By disseminating disease-resistant cuttings, the Crop Crisis Control project is encouraging farmers to grow cassava again. In Kenya, the project is working with three local partners to accomplish this: the Diocese of Homa Bay, Archdiocese of Kisumu and Rural Energy and Food Security Organization, a local community-based organization.

"There have been farmers coming from Migori district and others coming from Suba. They're asking where I got [these plants], and they're asking if I can give them some," George says. "They even came with money. They wanted me to harvest some for them."

This interest in healthy cassava plants is extremely promising, as is communities' willingness to come together to fight banana wilt disease.

Although banana wilt disease is relatively new, its impact — which can reduce production by up to 100 percent — can be more acute due to the large number of communities relying on bananas as a cash crop.
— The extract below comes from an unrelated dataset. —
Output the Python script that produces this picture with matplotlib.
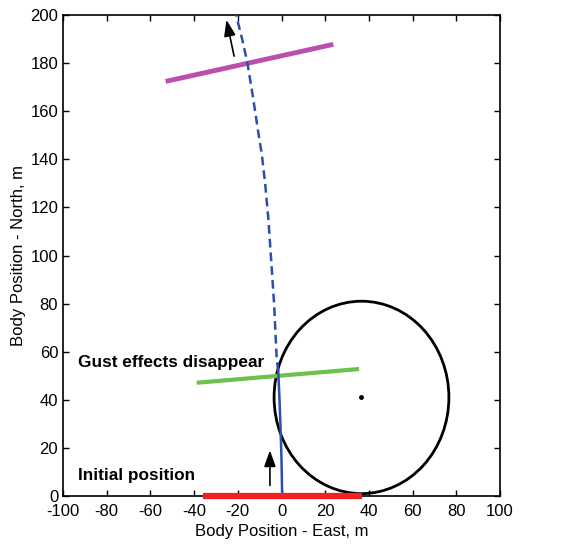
import numpy as np
import matplotlib.pyplot as plt
from matplotlib.patches import Circle

plt.rcParams['font.family'] = ['Liberation Sans', 'DejaVu Sans']
plt.rcParams['axes.unicode_minus'] = False

# trajectory (east, north)
path_solid_x = [0.3, 0.0, -0.5, -1.0, -1.5]
path_solid_y = [0, 15, 30, 42, 52]
path_dash_x = [-1.5, -2.2, -3.4, -4.5, -6.0, -7.5, -9.0, -10.6, -12.9, -15.6, -18.0, -20.8]
path_dash_y = [52, 57, 80, 95, 115, 130, 142, 151, 165, 180, 190, 200]

# gust-window boundaries
start_x = [-36.1, 36.7]
start_y = [0.0, 0.0]
gust_end_x = [-38.8, 35.5]
gust_end_y = [47.1, 52.8]
final_x = [-53.0, 23.7]
final_y = [172.4, 187.8]

# circle
circle_cx = 36.6
circle_cy = 41.0
circle_r = 40.0

# arrows: (x_from, y_from, x_to, y_to)
arrows = [(-5.3, 4.4, -5.3, 19.0), (-21.7, 182.9, -25.2, 198.0)]

fig = plt.figure(figsize=(5.79, 5.44), dpi=100)
ax = fig.add_axes([0.1088, 0.0882, 0.7548, 0.8842])

ax.plot(start_x, start_y, color='#ee2222', lw=4.5, solid_capstyle='butt', zorder=5,
        clip_on=False)
ax.plot(gust_end_x, gust_end_y, color='#6cc24a', lw=3, solid_capstyle='butt', zorder=3)
ax.plot(final_x, final_y, color='#bb4fad', lw=3.5, solid_capstyle='butt', zorder=3)

ax.add_patch(Circle((circle_cx, circle_cy), circle_r, fill=False,
                    edgecolor='black', lw=2, zorder=2))
ax.plot([circle_cx], [circle_cy], 'k.', ms=5)

ax.plot(path_solid_x, path_solid_y, color='#2b4fb0', lw=1.8, zorder=4)
ax.plot(path_dash_x, path_dash_y, color='#2b4fb0', lw=1.8, ls=(0, (3.5, 2)), zorder=4)

for x0, y0, x1, y1 in arrows:
    ax.annotate('', xy=(x1, y1), xytext=(x0, y0),
                arrowprops=dict(arrowstyle='-|>,head_width=0.25,head_length=0.7',
                                color='black', lw=1.2,
                                mutation_scale=14, shrinkA=0, shrinkB=0))

ax.text(-93.3, 55.4, 'Gust effects disappear', fontsize=12.4, fontweight='bold',
        va='center', ha='left')
ax.text(-93.3, 8.6, 'Initial position', fontsize=12.4, fontweight='bold',
        va='center', ha='left')

ax.set_xlim(-100, 100)
ax.set_ylim(0, 200)
ax.set_xticks(np.arange(-100, 101, 20))
ax.set_yticks(np.arange(0, 201, 20))
ax.tick_params(direction='in', top=True, right=True, labelsize=12, length=4, width=1)
ax.tick_params(axis='x', pad=6)
for s in ax.spines.values():
    s.set_linewidth(1.2)
ax.set_xlabel('Body Position - East, m', fontsize=12, labelpad=3)
ax.set_ylabel('Body Position - North, m', fontsize=12, labelpad=3)

fig.savefig('out.png', dpi=100)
Once established in an area, this disease spreads rapidly and is difficult to eradicate. Without proper management, yields drop to virtually zero, with fruit ripening early and rotting on the vine.

To help control this disease, the Crop Crisis Control project in Kenya conducts awareness campaigns through radio announcements and posters. The project also holds field days where farmers are invited to an infected field. Partner staff are then able to show farmers the symptoms of the disease and demonstrate how to cut back male buds to contain spread. They also explain the need to uproot entire banana fields when infection rates rise above 40 percent, which unfortunately means no banana harvests for at least the next two years.

In high-yield areas, farmers are also encouraged to create task forces charged with patrolling the region to identify and uproot any diseased banana trees. This is essential, because one diseased tree can easily infect many others through use of contaminated field tools and pollination by bees. In addition, the project has been organizing training of local extension workers through the Kenya Agricultural Research Institute to increase awareness and response.

"Our efforts on the ground and widespread public information campaigns are enabling us to quickly reach thousands of households," Odero observes. "This unique marriage of research and development efforts is giving farmers the plants and information they need to control spread of the diseases well into the future."

Debbie DeVoe is CRS' regional information officer in East Africa. She is based in Nairobi and recently visited the fields of Crop Crisis Control farmers in western Kenya.